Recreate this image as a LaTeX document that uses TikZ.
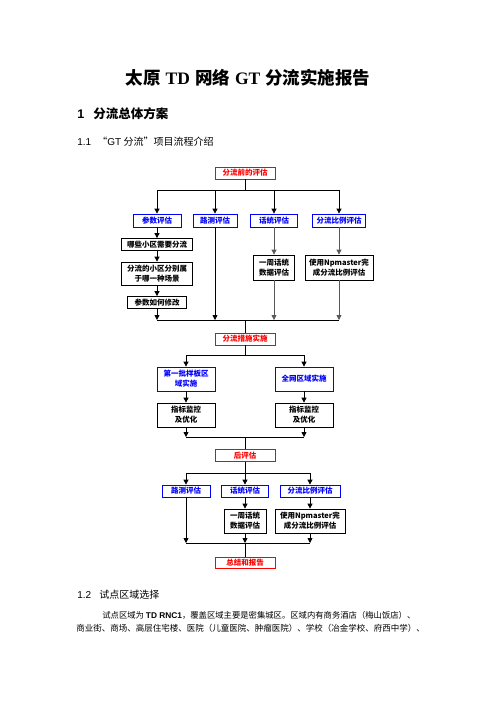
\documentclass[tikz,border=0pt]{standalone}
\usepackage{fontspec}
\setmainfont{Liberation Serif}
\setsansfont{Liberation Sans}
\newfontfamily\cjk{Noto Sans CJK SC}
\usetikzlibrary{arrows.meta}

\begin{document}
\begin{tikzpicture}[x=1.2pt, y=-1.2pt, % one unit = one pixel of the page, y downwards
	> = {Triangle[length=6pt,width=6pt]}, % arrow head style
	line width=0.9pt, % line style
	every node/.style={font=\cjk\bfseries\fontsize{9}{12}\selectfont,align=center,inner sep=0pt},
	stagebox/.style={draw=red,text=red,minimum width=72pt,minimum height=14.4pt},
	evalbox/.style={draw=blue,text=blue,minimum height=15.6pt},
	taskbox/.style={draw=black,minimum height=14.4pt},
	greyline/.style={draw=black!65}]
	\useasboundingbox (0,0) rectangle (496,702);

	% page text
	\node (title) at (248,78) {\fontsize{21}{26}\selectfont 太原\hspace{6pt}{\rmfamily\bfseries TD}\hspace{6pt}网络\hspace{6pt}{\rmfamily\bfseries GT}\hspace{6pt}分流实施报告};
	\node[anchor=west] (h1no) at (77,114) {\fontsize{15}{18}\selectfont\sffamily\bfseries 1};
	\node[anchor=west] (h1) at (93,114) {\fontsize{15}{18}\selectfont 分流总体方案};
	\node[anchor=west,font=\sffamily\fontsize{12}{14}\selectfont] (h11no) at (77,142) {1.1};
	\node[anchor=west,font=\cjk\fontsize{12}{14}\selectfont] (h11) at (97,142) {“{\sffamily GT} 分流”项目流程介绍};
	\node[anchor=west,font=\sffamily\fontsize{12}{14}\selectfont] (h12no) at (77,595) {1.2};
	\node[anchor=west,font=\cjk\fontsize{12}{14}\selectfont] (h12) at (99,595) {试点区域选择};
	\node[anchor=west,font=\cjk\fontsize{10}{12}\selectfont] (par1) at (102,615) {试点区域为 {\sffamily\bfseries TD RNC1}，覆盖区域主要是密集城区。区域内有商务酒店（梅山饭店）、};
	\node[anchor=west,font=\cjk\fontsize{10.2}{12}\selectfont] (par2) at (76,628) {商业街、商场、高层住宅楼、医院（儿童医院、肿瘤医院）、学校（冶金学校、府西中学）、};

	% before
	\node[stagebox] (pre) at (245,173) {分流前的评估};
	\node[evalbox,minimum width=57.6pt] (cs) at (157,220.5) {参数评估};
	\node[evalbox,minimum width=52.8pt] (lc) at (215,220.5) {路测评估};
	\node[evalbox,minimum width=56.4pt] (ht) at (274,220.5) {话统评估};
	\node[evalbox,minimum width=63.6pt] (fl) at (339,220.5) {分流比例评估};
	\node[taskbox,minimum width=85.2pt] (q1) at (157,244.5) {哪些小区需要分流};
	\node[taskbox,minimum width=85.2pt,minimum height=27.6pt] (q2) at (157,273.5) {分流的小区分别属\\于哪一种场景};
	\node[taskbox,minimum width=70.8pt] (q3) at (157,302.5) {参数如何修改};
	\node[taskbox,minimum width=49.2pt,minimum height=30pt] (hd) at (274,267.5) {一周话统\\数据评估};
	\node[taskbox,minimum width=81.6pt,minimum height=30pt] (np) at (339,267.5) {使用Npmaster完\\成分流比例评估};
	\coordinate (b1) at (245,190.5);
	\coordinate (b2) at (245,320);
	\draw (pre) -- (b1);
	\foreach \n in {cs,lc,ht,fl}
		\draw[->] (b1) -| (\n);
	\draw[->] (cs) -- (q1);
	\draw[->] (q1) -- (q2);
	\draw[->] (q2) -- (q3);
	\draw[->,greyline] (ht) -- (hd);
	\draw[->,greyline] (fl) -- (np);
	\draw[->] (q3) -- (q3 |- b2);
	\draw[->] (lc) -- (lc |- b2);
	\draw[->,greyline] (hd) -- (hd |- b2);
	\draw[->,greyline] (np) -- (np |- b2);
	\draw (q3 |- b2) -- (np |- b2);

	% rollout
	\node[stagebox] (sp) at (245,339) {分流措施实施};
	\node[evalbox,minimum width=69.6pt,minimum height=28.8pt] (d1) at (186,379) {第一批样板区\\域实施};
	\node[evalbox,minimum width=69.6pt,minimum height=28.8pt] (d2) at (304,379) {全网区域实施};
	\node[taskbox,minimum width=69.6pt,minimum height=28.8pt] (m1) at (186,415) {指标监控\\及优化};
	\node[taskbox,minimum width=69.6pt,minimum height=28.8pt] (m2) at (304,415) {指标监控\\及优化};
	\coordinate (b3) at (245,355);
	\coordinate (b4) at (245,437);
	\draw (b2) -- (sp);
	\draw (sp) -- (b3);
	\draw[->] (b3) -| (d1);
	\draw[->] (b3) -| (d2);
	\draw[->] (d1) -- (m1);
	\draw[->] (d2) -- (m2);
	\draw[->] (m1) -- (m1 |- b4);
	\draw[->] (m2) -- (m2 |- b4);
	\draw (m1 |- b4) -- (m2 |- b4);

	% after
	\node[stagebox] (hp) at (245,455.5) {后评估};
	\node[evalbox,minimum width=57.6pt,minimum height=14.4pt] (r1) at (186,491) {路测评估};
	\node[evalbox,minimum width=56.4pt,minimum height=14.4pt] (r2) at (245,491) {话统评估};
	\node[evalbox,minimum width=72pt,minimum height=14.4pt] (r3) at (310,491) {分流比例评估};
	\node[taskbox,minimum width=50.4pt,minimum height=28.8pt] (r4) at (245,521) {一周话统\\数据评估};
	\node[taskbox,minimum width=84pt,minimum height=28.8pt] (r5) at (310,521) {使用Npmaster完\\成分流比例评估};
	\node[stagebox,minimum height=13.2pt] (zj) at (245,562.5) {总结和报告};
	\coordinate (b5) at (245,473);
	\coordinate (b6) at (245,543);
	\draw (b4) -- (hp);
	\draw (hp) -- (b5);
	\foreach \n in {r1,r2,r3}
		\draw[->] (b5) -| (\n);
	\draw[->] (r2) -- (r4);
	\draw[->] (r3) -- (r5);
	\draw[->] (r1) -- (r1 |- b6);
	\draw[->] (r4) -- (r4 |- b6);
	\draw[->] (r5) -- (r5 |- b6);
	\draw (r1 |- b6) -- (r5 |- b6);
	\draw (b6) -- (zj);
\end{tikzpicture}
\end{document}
^^^^^^^^^^^^^^^^
> **Problem details**: Skip the pictures and restate exactly the lines from the beginning of the listing to the line with "(0,0) rectangle (496,702);", that line included.

> **Correct result**:
Recreate this image as a LaTeX document that uses TikZ.
\documentclass[tikz,border=0pt]{standalone}
\usepackage{fontspec}
\setmainfont{Liberation Serif}
\setsansfont{Liberation Sans}
\newfontfamily\cjk{Noto Sans CJK SC}
\usetikzlibrary{arrows.meta}

\begin{document}
\begin{tikzpicture}[x=1.2pt, y=-1.2pt, % one unit = one pixel of the page, y downwards
	> = {Triangle[length=6pt,width=6pt]}, % arrow head style
	line width=0.9pt, % line style
	every node/.style={font=\cjk\bfseries\fontsize{9}{12}\selectfont,align=center,inner sep=0pt},
	stagebox/.style={draw=red,text=red,minimum width=72pt,minimum height=14.4pt},
	evalbox/.style={draw=blue,text=blue,minimum height=15.6pt},
	taskbox/.style={draw=black,minimum height=14.4pt},
	greyline/.style={draw=black!65}]
	\useasboundingbox (0,0) rectangle (496,702);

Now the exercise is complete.